Halfway into my first listen of Zypressen's self-titled (and only) album, I was left with the impression that the band's drummer must have the title of 'easiest job in the world'. It took a quick glance at the band members and their respective instruments to see the folly in that statement. Hirofumi Imai is listed as Zypressen's drummer, but he also takes charge of the marimba, xylophone, glockenspeil and 'wind synthesizer'. Add to that the example of a bassist who moonlights as the band's cellist/violinist, and you might get a better idea that Zypressen are miles from ever taking the 'easy' route in their music.

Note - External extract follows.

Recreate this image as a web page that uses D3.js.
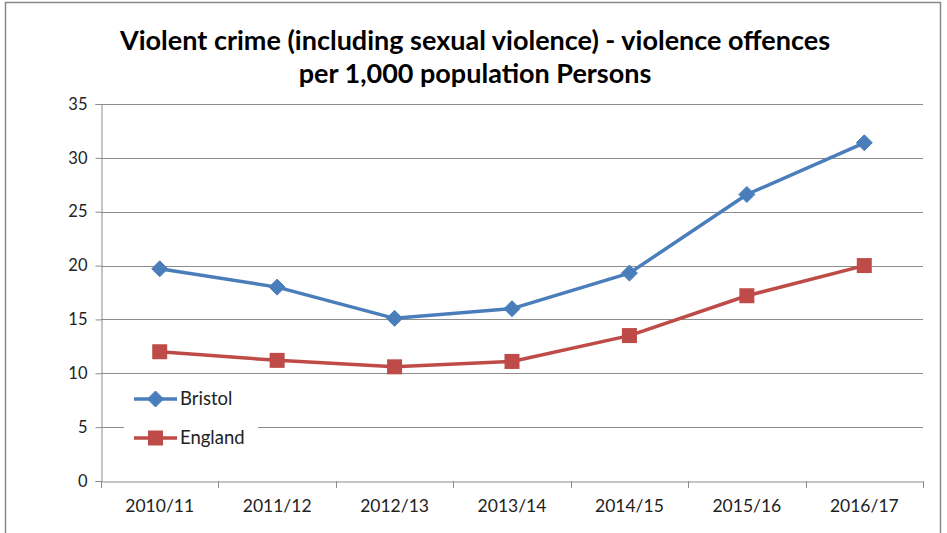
<!DOCTYPE html>
<html><head><meta charset="utf-8">
<script src="https://cdn.jsdelivr.net/npm/d3@7"></script>
<style>body{margin:0;background:#fff}svg{display:block}</style>
</head><body><svg id="c" width="947" height="533"></svg>
<script>
const categories = ["2010/11","2011/12","2012/13","2013/14","2014/15","2015/16","2016/17"];
const bristol = [19.7, 18.0, 15.1, 16.0, 19.3, 26.6, 31.4];
const england = [12.0, 11.2, 10.6, 11.1, 13.5, 17.2, 20.0];
const yTicks = [0,5,10,15,20,25,30,35];
const titleLines = ["Violent crime (including sexual violence) - violence offences","per 1,000 population Persons"];

const svg = d3.select("#c");
const font = "Lato, 'Open Sans', sans-serif";
svg.append("rect").attr("x",5.5).attr("y",2.5).attr("width",935).attr("height",540)
  .attr("fill","#fff").attr("stroke","#888").attr("stroke-width",1.5);

const x = d3.scaleBand().domain(categories).range([101,923]);
const y = d3.scaleLinear().domain([0,35]).range([481,104]);

// gridlines
svg.append("g").selectAll("line").data(yTicks.filter(d=>d>0)).join("line")
  .attr("x1",101).attr("x2",923).attr("y1",d=>Math.round(y(d))+0.5).attr("y2",d=>Math.round(y(d))+0.5)
  .attr("stroke","#8c8c8c").attr("stroke-width",1);

// y axis
const ya = svg.append("g").attr("transform","translate(101.5,0)")
  .call(d3.axisLeft(y).tickValues(yTicks).tickSize(6).tickPadding(8));
ya.select(".domain").attr("stroke","#8c8c8c");
ya.selectAll(".tick line").attr("stroke","#8c8c8c");
ya.selectAll(".tick text").attr("font-family",font).attr("font-size",16.5).attr("fill","#222");

// x axis
const xa = svg.append("g").attr("transform","translate(0,481.5)")
  .call(d3.axisBottom(x).tickSize(0).tickPadding(18));
xa.select(".domain").attr("stroke","#8c8c8c");
xa.selectAll(".tick text").attr("font-family",font).attr("font-size",17.5).attr("fill","#222");
const bounds = categories.map(c=>x(c)).concat([x.range()[1]]);
svg.append("g").selectAll("line").data(bounds).join("line")
  .attr("x1",d=>Math.round(d)+0.5).attr("x2",d=>Math.round(d)+0.5).attr("y1",481).attr("y2",488)
  .attr("stroke","#8c8c8c");

const cx = c => x(c) + x.bandwidth()/2;
const line = d3.line().x((d,i)=>cx(categories[i])).y(d=>y(d));

const series = [
  {name:"Bristol", values:bristol, color:"#4A7EBB", marker:"diamond"},
  {name:"England", values:england, color:"#BE4B48", marker:"square"}
];

// legend box (covers gridline)
svg.append("rect").attr("x",124).attr("y",378).attr("width",134).attr("height",72).attr("fill","#fff");

function drawMarker(g, type, px, py, color){
  if(type==="diamond"){
    g.append("path").attr("d",`M${px},${py-8}L${px+8},${py}L${px},${py+8}L${px-8},${py}Z`).attr("fill",color).attr("stroke",color).attr("stroke-width",1);
  } else {
    g.append("rect").attr("x",px-7.5).attr("y",py-7.5).attr("width",15).attr("height",15).attr("fill",color);
  }
}

series.forEach(s=>{
  svg.append("path").datum(s.values).attr("d",line).attr("fill","none")
    .attr("stroke",s.color).attr("stroke-width",3.5).attr("stroke-linejoin","round");
  const g = svg.append("g");
  s.values.forEach((v,i)=>drawMarker(g, s.marker, cx(categories[i]), y(v), s.color));
});

// legend
series.forEach((s,i)=>{
  const ly = 399 + i*39;
  svg.append("line").attr("x1",134).attr("x2",177).attr("y1",ly).attr("y2",ly).attr("stroke",s.color).attr("stroke-width",3.5);
  drawMarker(svg, s.marker, 155.5, ly, s.color);
  svg.append("text").attr("x",180).attr("y",ly+6).text(s.name).attr("font-family",font).attr("font-size",18.5).attr("fill","#222");
});

// title
svg.append("g").selectAll("text").data(titleLines).join("text")
  .attr("x",475).attr("y",(d,i)=>50+i*33).attr("text-anchor","middle")
  .attr("font-family",font).attr("font-weight","bold").attr("font-size",27).attr("fill","#000").text(d=>d);
</script></body></html>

Although their layered arrangements and forays with atonalism convey their avant-prog influences, Zypressen is firmly rooted in chamber rock, the particular likes of which Univers Zero might undoubtedly stand as the flagship for. In the case of Zypressen (released in 1996, now something of a hidden gem amongst chamber/avant nerds), think of what the lighter side of Univers Zero might have sounded like, had it been influenced directly by the darker side of Univers Zero. There's no doubts that Zypressen is a weird and challenging album in parts (especially for those to whom 'chamber rock' may be an alien term) but the essence of their music is soft and listenable.

Zypressen's arrangements are nuanced and far more complex than the generally light tone of the album would suggest. At their best, Zypressen function in unison and without any sign of ego or individual motivations; it's really as if the music has been composed from a bird's eye view; none of the instruments are more than brushstrokes in of themselves- everything is conceived as a part of the whole. This gestalt approach to performance is a far cry from the egotism of rock (progressive rock included) but it's right at home with chamber musical tradition, which tends to pride itself on placing the whole before its parts.

With that context in mind, it's a bit of an irony that the composed parts of Zypressen come together only loosely. There are some individually excellent musical concepts to emerge here (just hear some of the explorations in "STR (Against the Wind)" to see my point) but there's very little of the adhesive Zypressen would have needed to give them the structural coherence their promising arrangements probably deserved.

Based on some of the track name extensions here ("Tangent", for instance, is denoted here as a 'new version') I get the sense that there is a side of Zypressen's career that we're not seeing here. Where are the old versions, the old mixes that this self-titled is building upon? I think some much-needed context and history would help put the album's strengths (and, more head-scratchingly: its weaknesses) in perspective. For a style and approach that obviously prides itself on the merits of composition above all else, it is puzzling that Zypressen do not manage to bind their art with a more satisfying structure. The beautifully written tripartite suite at album's end proves to be an exception to the rule (drawing chamber classical and jazz together in a fit of Third Stream brilliance) but even then, it does not feel like the band has properly managed to get their riffs to fit together.

That the band's sense of composition is so unfocused is a shame, really. A lot of the ideas here are pretty amazing, and surely deserved more than the structural mess that was afforded to them.